>> start DATASET CONTENT

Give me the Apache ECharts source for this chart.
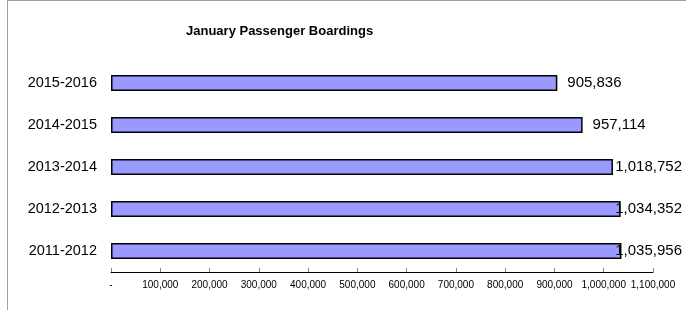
<!DOCTYPE html>
<html>
<head>
<meta charset="utf-8">
<script src="https://cdn.jsdelivr.net/npm/echarts@6/dist/echarts.min.js"></script>
<style>
  html, body { margin: 0; padding: 0; background: #fff; }
  #bar { width: 686px; height: 310px; }
</style>
</head>
<body>
<div id="bar"></div>
<script>
var seasons = ['2015-2016', '2014-2015', '2013-2014', '2012-2013', '2011-2012'];
var boardings = [905836, 957114, 1018752, 1034352, 1035956];
var axisMax = 1100000;
var axisStep = 100000;

var fmt = function (v) {
  return v === 0 ? '-' : v.toLocaleString('en-US');
};

var myChart = echarts.init(document.getElementById('bar'));
var option = {
  animation: false,
  textStyle: { fontFamily: 'Liberation Sans, Arial, sans-serif' },
  title: {
    text: 'January Passenger Boardings',
    left: 186,
    top: 25,
    padding: 0,
    textStyle: { fontSize: 13, fontWeight: 'bold', color: '#000' }
  },
  graphic: [
    { type: 'line', shape: { x1: 7.5, y1: 0, x2: 7.5, y2: 310 }, style: { stroke: '#a0a0a0', lineWidth: 1 } },
    { type: 'line', shape: { x1: 7, y1: 0.5, x2: 686, y2: 0.5 }, style: { stroke: '#a0a0a0', lineWidth: 1 } }
  ],
  grid: { left: 111, right: 33, top: 62, bottom: 38, containLabel: false },
  xAxis: {
    type: 'value',
    min: 0,
    max: axisMax,
    interval: axisStep,
    axisLine: { show: true, lineStyle: { color: '#000', width: 1 } },
    axisTick: { show: true, inside: true, length: 4, lineStyle: { color: '#808080' } },
    splitLine: { show: false },
    axisLabel: {
      fontSize: 10,
      color: '#000',
      margin: 8,
      formatter: fmt
    }
  },
  yAxis: {
    type: 'category',
    inverse: true,
    data: seasons,
    axisLine: { show: false },
    axisTick: { show: false },
    axisLabel: { fontSize: 14.5, color: '#000', margin: 14 }
  },
  series: [
    {
      type: 'bar',
      data: boardings,
      barWidth: 16,
      itemStyle: { color: '#9999ff', borderColor: '#000', borderWidth: 1.5 },
      label: {
        show: true,
        position: 'right',
        distance: 10,
        fontSize: 15,
        color: '#000',
        formatter: function (p) { return fmt(p.value); }
      },
      labelLayout: function (p) {
        var r = p.labelRect;
        return {
          x: Math.min(r.x, 682 - r.width),
          y: r.y,
          align: 'left',
          verticalAlign: 'top'
        };
      }
    }
  ]
};
myChart.setOption(option);
</script>
</body>
</html>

>> end DATASET CONTENT

* PROMPT *
Return each line exactly as written. Any picture gets left out.

* COMPLETE RESPONSE *
Give me the Apache ECharts source for this chart.
<!DOCTYPE html>
<html>
<head>
<meta charset="utf-8">
<script src="https://cdn.jsdelivr.net/npm/echarts@6/dist/echarts.min.js"></script>
<style>
  html, body { margin: 0; padding: 0; background: #fff; }
  #bar { width: 686px; height: 310px; }
</style>
</head>
<body>
<div id="bar"></div>
<script>
var seasons = ['2015-2016', '2014-2015', '2013-2014', '2012-2013', '2011-2012'];
var boardings = [905836, 957114, 1018752, 1034352, 1035956];
var axisMax = 1100000;
var axisStep = 100000;

var fmt = function (v) {
  return v === 0 ? '-' : v.toLocaleString('en-US');
};

var myChart = echarts.init(document.getElementById('bar'));
var option = {
  animation: false,
  textStyle: { fontFamily: 'Liberation Sans, Arial, sans-serif' },
  title: {
    text: 'January Passenger Boardings',
    left: 186,
    top: 25,
    padding: 0,
    textStyle: { fontSize: 13, fontWeight: 'bold', color: '#000' }
  },
  graphic: [
    { type: 'line', shape: { x1: 7.5, y1: 0, x2: 7.5, y2: 310 }, style: { stroke: '#a0a0a0', lineWidth: 1 } },
    { type: 'line', shape: { x1: 7, y1: 0.5, x2: 686, y2: 0.5 }, style: { stroke: '#a0a0a0', lineWidth: 1 } }
  ],
  grid: { left: 111, right: 33, top: 62, bottom: 38, containLabel: false },
  xAxis: {
    type: 'value',
    min: 0,
    max: axisMax,
    interval: axisStep,
    axisLine: { show: true, lineStyle: { color: '#000', width: 1 } },
    axisTick: { show: true, inside: true, length: 4, lineStyle: { color: '#808080' } },
    splitLine: { show: false },
    axisLabel: {
      fontSize: 10,
      color: '#000',
      margin: 8,
      formatter: fmt
    }
  },
  yAxis: {
    type: 'category',
    inverse: true,
    data: seasons,
    axisLine: { show: false },
    axisTick: { show: false },
    axisLabel: { fontSize: 14.5, color: '#000', margin: 14 }
  },
  series: [
    {
      type: 'bar',
      data: boardings,
      barWidth: 16,
      itemStyle: { color: '#9999ff', borderColor: '#000', borderWidth: 1.5 },
      label: {
        show: true,
        position: 'right',
        distance: 10,
        fontSize: 15,
        color: '#000',
        formatter: function (p) { return fmt(p.value); }
      },
      labelLayout: function (p) {
        var r = p.labelRect;
        return {
          x: Math.min(r.x, 682 - r.width),
          y: r.y,
          align: 'left',
          verticalAlign: 'top'
        };
      }
    }
  ]
};
myChart.setOption(option);
</script>
</body>
</html>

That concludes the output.